◆ **Records from a dataset**
[Start]

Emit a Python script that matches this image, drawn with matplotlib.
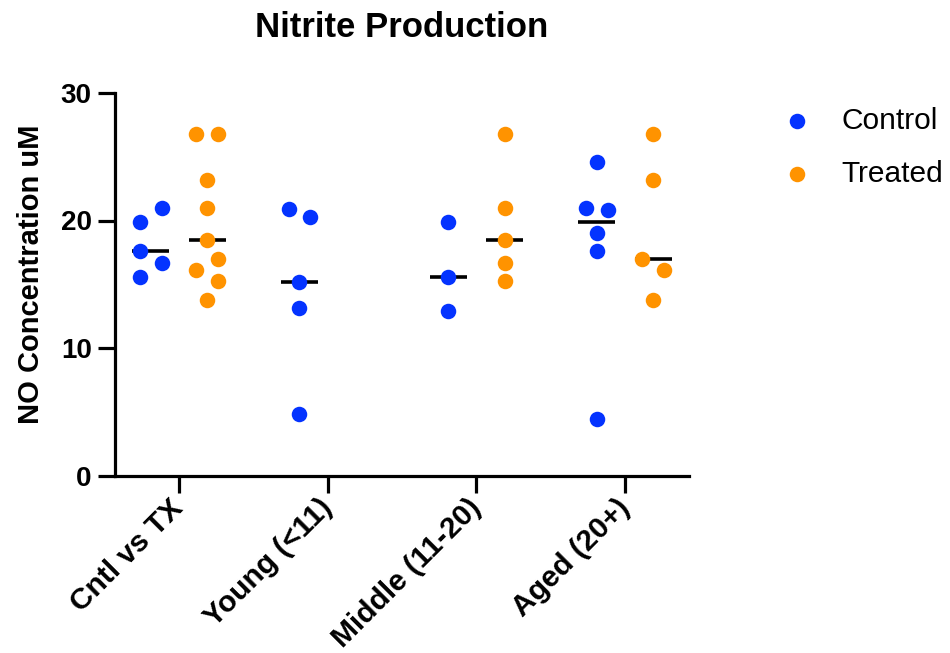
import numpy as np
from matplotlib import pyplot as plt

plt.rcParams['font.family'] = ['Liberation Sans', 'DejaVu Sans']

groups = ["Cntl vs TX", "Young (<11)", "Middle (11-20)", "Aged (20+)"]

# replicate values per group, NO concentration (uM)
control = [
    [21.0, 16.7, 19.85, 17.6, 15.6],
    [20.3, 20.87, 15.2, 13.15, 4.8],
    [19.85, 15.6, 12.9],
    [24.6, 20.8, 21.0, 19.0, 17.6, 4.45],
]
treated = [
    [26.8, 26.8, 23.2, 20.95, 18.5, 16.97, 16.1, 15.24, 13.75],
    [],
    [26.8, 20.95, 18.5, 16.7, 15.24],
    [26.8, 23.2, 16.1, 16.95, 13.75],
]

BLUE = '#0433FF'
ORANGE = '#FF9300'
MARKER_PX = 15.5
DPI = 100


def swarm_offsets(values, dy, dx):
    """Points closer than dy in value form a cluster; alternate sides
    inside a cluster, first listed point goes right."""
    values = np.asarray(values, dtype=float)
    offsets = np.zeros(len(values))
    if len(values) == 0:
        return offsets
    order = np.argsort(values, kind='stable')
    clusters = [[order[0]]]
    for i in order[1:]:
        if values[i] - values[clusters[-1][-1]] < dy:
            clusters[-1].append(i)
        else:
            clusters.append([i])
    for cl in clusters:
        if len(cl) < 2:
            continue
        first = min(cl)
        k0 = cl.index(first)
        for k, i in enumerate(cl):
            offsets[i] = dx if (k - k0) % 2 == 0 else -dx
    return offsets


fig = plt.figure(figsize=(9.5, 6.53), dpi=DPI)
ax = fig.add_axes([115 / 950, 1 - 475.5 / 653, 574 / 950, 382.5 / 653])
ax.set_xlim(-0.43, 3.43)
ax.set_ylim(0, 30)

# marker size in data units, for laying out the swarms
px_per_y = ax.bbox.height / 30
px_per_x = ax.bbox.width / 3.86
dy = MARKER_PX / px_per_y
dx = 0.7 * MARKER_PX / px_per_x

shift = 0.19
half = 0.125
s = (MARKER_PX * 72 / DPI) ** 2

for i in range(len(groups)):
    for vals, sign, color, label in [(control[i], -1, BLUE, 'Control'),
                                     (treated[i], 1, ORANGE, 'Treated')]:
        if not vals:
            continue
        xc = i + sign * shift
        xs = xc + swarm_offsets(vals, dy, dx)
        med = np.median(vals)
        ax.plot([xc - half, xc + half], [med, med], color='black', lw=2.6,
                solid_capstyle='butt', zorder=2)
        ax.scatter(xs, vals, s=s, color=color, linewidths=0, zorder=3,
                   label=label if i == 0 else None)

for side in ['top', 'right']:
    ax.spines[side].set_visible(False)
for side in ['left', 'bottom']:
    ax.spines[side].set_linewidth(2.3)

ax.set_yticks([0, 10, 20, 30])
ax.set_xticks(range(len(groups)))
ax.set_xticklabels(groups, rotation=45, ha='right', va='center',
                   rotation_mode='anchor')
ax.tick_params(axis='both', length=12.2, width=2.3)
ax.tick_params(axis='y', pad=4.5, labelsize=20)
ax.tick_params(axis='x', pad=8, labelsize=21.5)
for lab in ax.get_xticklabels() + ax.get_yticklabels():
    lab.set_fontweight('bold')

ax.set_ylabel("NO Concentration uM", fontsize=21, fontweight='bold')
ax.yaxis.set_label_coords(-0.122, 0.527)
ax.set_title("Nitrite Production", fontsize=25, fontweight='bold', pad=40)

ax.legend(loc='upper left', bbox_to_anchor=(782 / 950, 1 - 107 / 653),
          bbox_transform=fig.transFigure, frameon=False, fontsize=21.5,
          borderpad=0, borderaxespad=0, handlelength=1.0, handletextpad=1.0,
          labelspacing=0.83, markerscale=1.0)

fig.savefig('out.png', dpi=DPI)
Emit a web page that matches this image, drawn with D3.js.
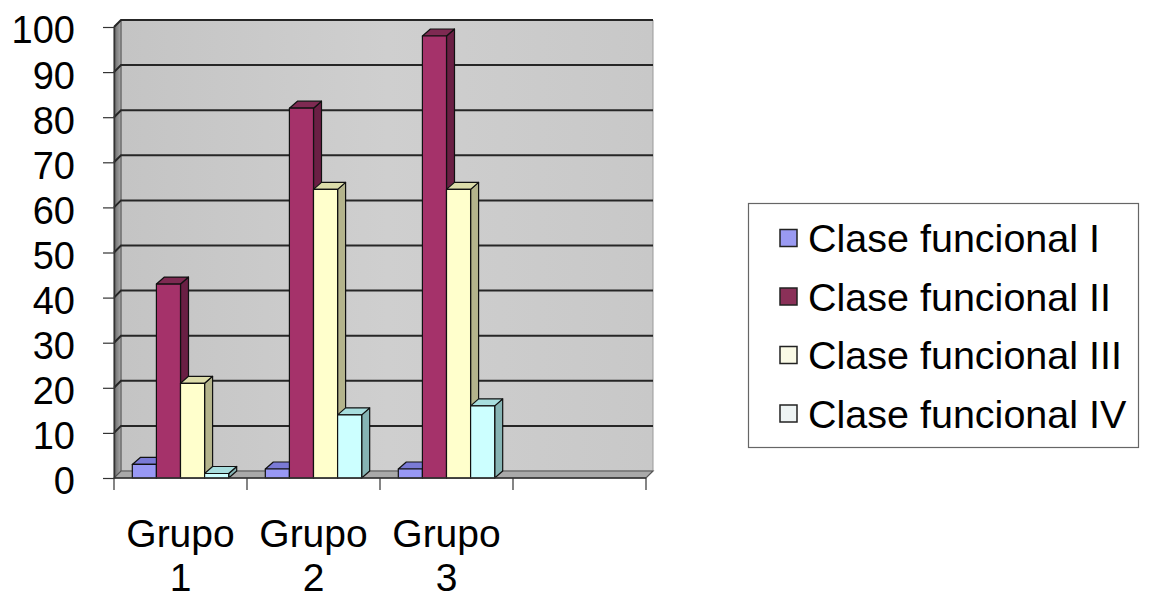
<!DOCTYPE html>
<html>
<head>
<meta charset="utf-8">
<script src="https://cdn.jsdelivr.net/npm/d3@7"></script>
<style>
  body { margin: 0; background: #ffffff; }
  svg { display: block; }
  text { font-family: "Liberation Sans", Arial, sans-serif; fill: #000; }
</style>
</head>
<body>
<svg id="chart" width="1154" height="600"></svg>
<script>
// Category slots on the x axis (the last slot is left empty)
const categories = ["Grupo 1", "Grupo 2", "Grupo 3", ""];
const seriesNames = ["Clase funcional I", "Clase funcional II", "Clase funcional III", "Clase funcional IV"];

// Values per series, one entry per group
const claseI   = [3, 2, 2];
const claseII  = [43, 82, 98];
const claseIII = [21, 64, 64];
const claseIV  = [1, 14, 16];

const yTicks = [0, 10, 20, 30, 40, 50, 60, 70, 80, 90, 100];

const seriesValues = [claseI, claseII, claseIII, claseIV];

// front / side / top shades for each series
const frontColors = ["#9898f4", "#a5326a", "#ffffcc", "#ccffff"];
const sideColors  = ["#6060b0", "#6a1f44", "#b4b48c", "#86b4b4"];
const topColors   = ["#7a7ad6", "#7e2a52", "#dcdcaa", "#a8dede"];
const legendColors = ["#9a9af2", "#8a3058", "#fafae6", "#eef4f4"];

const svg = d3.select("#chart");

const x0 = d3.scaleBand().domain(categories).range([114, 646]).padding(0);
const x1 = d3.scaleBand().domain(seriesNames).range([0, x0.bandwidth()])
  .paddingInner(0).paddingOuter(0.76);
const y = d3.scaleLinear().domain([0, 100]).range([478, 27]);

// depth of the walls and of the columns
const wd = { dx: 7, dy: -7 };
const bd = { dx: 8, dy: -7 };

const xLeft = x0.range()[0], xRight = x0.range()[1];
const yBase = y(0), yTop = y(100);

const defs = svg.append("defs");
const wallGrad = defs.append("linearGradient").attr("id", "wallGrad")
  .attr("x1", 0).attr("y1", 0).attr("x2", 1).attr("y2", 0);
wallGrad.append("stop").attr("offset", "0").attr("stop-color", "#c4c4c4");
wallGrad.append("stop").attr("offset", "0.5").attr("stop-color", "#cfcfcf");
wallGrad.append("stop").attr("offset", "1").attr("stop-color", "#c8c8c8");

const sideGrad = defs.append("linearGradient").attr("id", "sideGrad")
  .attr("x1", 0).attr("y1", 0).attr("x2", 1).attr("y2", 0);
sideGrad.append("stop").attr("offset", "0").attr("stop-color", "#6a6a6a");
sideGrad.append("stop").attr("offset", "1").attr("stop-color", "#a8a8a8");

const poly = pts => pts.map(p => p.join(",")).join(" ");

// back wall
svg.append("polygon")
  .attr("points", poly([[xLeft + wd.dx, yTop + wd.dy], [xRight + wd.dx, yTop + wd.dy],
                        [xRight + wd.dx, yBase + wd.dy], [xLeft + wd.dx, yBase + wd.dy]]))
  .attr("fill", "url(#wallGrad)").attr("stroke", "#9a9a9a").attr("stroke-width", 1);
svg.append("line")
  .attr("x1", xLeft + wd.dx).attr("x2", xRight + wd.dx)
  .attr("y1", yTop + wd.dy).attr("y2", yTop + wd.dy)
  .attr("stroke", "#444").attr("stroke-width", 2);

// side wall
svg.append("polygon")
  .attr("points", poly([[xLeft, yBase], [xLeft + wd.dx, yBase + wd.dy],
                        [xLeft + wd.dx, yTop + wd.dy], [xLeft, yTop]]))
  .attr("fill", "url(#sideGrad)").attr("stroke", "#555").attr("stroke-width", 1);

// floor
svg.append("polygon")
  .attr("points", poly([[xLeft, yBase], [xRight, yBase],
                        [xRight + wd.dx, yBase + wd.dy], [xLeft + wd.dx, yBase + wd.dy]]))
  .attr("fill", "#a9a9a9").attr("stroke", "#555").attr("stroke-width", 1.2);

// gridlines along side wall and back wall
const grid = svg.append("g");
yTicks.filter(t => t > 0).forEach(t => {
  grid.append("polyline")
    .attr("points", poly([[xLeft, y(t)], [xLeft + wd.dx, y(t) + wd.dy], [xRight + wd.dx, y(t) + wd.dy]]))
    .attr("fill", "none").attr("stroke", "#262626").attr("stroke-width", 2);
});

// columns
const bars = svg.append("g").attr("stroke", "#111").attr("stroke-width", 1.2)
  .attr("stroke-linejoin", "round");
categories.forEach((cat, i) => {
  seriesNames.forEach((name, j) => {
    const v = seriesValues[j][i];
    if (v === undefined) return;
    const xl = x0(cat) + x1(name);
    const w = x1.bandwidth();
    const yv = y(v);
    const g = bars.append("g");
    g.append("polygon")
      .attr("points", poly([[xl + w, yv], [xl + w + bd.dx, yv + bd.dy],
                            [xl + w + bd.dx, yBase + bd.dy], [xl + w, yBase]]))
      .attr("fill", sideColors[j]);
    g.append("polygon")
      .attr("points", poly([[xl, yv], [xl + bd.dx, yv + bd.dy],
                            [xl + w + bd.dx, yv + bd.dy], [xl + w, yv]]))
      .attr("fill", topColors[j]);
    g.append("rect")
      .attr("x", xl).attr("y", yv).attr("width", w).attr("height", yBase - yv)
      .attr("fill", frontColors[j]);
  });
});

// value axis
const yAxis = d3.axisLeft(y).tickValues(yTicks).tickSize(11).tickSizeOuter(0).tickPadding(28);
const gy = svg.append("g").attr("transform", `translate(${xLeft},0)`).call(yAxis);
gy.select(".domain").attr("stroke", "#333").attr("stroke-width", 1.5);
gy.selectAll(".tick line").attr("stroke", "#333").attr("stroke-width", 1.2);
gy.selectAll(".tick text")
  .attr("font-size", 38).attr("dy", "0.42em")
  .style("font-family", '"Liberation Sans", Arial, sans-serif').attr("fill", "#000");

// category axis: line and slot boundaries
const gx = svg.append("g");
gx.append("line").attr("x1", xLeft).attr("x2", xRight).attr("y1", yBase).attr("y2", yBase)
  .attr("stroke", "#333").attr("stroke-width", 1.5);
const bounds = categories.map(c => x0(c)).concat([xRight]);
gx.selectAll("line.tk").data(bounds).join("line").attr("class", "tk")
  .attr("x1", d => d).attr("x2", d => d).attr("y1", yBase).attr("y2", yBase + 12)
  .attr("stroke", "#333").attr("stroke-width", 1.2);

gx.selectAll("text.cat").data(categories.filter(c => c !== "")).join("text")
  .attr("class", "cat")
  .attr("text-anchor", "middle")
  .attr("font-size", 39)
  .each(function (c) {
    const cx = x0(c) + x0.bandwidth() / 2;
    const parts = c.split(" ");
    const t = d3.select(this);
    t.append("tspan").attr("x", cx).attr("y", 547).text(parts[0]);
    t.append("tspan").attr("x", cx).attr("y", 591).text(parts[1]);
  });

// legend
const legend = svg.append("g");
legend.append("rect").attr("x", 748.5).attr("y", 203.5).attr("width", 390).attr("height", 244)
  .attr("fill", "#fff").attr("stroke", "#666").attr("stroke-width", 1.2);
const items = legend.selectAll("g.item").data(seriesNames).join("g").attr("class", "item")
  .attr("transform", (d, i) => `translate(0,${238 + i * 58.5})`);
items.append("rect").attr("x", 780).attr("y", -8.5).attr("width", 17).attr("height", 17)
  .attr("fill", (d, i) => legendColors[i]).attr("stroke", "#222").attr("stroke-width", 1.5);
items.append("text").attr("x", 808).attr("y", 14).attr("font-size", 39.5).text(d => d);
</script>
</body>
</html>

[End]

From the records above, copy every line that holds the word "matches".

Emit a Python script that matches this image, drawn with matplotlib.
Emit a web page that matches this image, drawn with D3.js.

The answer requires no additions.